Whether through grant application forms, interviews, metrics, internal reviews, external reviews or lotteries, funders want their proposal selection processes to do one thing: select the proposals most likely to meet their objectives, such as the creation of new knowledge or the application of research to societal challenges. Increasingly, funders recognise the importance of including a diversity of individuals and approaches in order to meet these objectives. Despite recognition of the importance of diversity, persistent inequalities in research funding are observed across many settings. Inequalities have been frequently reported for gender, but also exist across ethnicities and different fields.
Research examining gender inequalities has suggested various possible explanatory factors. Unconscious bias on the part of reviewers may play a role, as may differences between scientific fields, in applicant track records and in how applicants describe their own work. The selection process a funder uses may mitigate or exacerbate these factors.
The CRITERIA project will use data from many funders who each use a variety of different selection processes in different contexts.
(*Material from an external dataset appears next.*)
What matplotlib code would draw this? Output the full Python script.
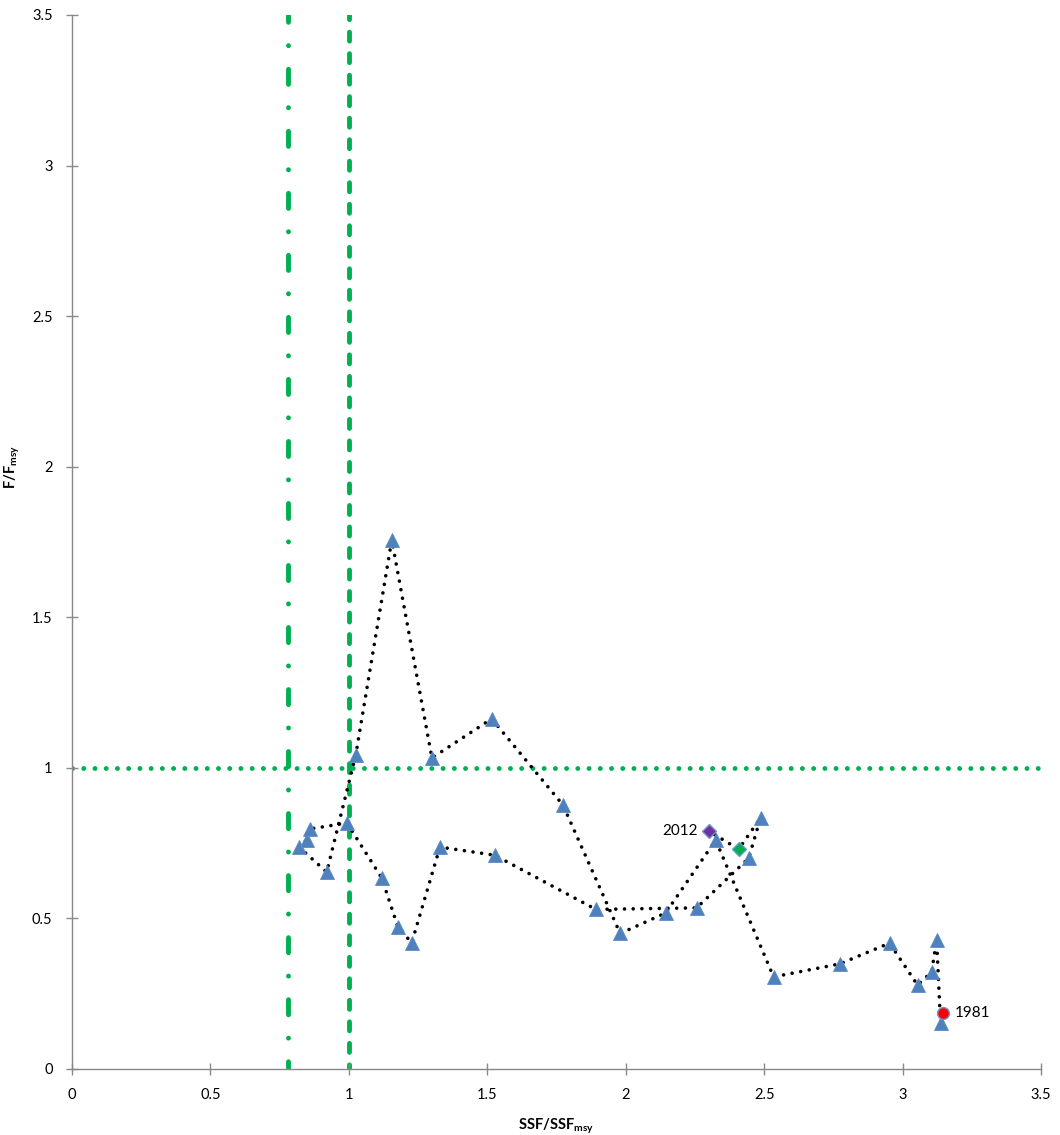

We will use the Funder Data Platform to: a) examine where funding inequalities do and do not exist for gender and scientific field and b) test different explanations for the presence or absence of these inequalities using a mixture of qualitative and quantitative data. This may include data from funder selection processes such as their review criteria, characteristics of applicants such as their gender, and characteristics of their applications such as the scientific field or patterns of language use. The outputs of CRITERIA will help funders understand the potential drivers of inequalities in research funding, and identify where mitigation is possible through changes to their selection processes.